At court: terror-war detentions
The case involving Guantánamo could alter government powers.
WASHINGTON — Legal challenges to the indefinite detention of Al Qaeda and Taliban suspects at Guantánamo Bay, Cuba, have placed the US Supreme Court at a constitutional crossroads, with potential historic implications for the balance of power in American government.
The dispute, set for oral argument before the high court Tuesday, isn't just about whether military detainees held overseas should get a hearing to justify their detention.
Rather, the case is forcing the justices to confront far more fundamental questions about the powers of the president as commander in chief in wartime, and the authority of the court to act as a check on executive power when presidential action allegedly violates human rights.

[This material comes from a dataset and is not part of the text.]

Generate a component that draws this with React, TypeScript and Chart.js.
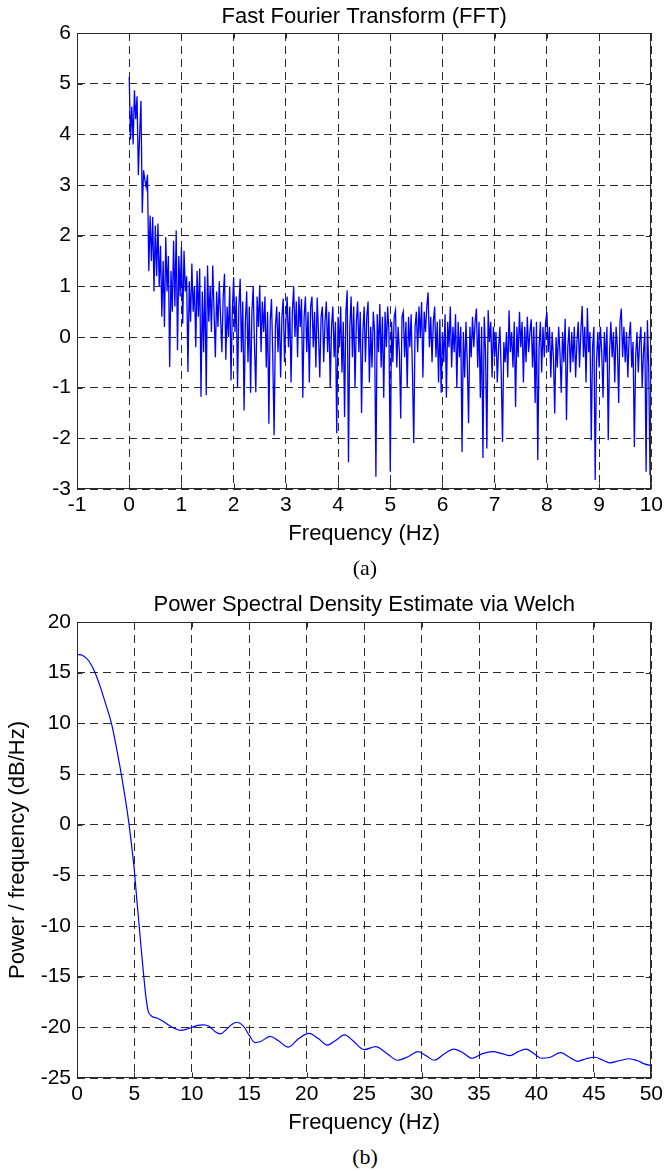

The same theme is present in two major cases set for oral argument next week, which involve two US citizens being held in indefinite military detention within the US. The Guantánamo detainees, by contrast, are all foreign nationals being held overseas.
In resolving the Guantánamo dispute, the justices will consider whether federal judges are constitutionally authorized to second-guess the White House, even when the president says his actions are crucial to safeguarding national security.
"There is no real middle ground," says John Yoo, a constitutional law professor at the University of California at Berkeley School of Law and a scholar at the American Enterprise Institute. He says the choice is stark: "Is there going to be judicial review over this subject, or not."
If the high court rules there is no judicial review, it would give a green light to an administration that views preemptive military action as a cornerstone of US security. If, on the other hand, the court determines that judicial review extends to foreign nationals detained overseas, it would empower federal judges to police US government operations abroad and would internationalize US constitutional protections. Some judges may defer to executive authority in such situations, but the power of judicial oversight would nonetheless be established.
The case arrives at the court amid the continued confinement of 595 foreign nationals at Guantánamo. Lawyers acting on behalf of 14 of the detainees are challenging the legality of their confinement, arguing that federal law, the US Constitution, and international human rights agreements mandate that there be a lawful process to determine whether the detainees are enemy combatants. No such process has been established, they say, and they are asking the US courts to order the government to create such a process.
"Our basic claim is we want a sorting process," says Michael Ratner, president of the Center for Constitutional Rights, which is representing some of the detainees.
The Bush administration maintains that American courts have no jurisdiction over detainees at Guantánamo, just as they have no authority over battlefield prisoners taken in Afghanistan or Iraq.
On a broader level, the case points up two perspectives on how best to deal with the threat from Al Qaeda. Some analysts support a law-enforcement approach, with the filing of criminal charges, courtroom trials, and complete judicial oversight. Others say the threat of weapons of mass destruction justifies a more robust approach. The Bush administration says the nation is at war and that the Constitution empowers the president as commander in chief to take all necessary measures to ensure the nation's survival.
"The Constitution commits to the political branches and, in particular, the president, the responsibility for conducting the nation's foreign affairs and military operations," says US Solicitor General Theodore Olson in his brief to the court.
Critics of the administration's stance say it undermines rather than upholds the rule of law. Without judicial oversight, they say, Guantánamo would operate as a rights-free zone in which the administration could do as it pleases with any foreign national labeled a security threat.
"Endorsement of the government's position would create a lawless enclave in which no inquiry can ever be conducted by a court into the most plausible complaints of the most outrageous governmental violations of basic human rights," says lawyer Thomas Wilner, in his brief to the court on behalf of the detainees. In an interview he adds, "Our Founders believed that unchecked power in the executive was the surest road to tyranny."
Solicitor General Olson says in his brief that a recognition of the jurisdictional limits of US courts by the Supreme Court would not mean detainees are without rights. Under the law of war they are afforded certain protections, but it would be up to the president, Congress, and US military authorities - not US courts - to observe and enforce those rights, he says.
To support its position that US courts have no jurisdiction over claims related to the Guantánamo detentions, the Bush administration cites a Supreme Court decision from 1950, which denied convicted German war criminals imprisoned overseas access to US courts. The administration says that since Guantánamo is leased from Cuba, it is outside the sovereign territory of the US, and federal judges have no authority outside the US.
Lawyers for the detainees argue that the US exerts de facto sovereignty over Guantánamo and such nearly complete control triggers the protections of US law.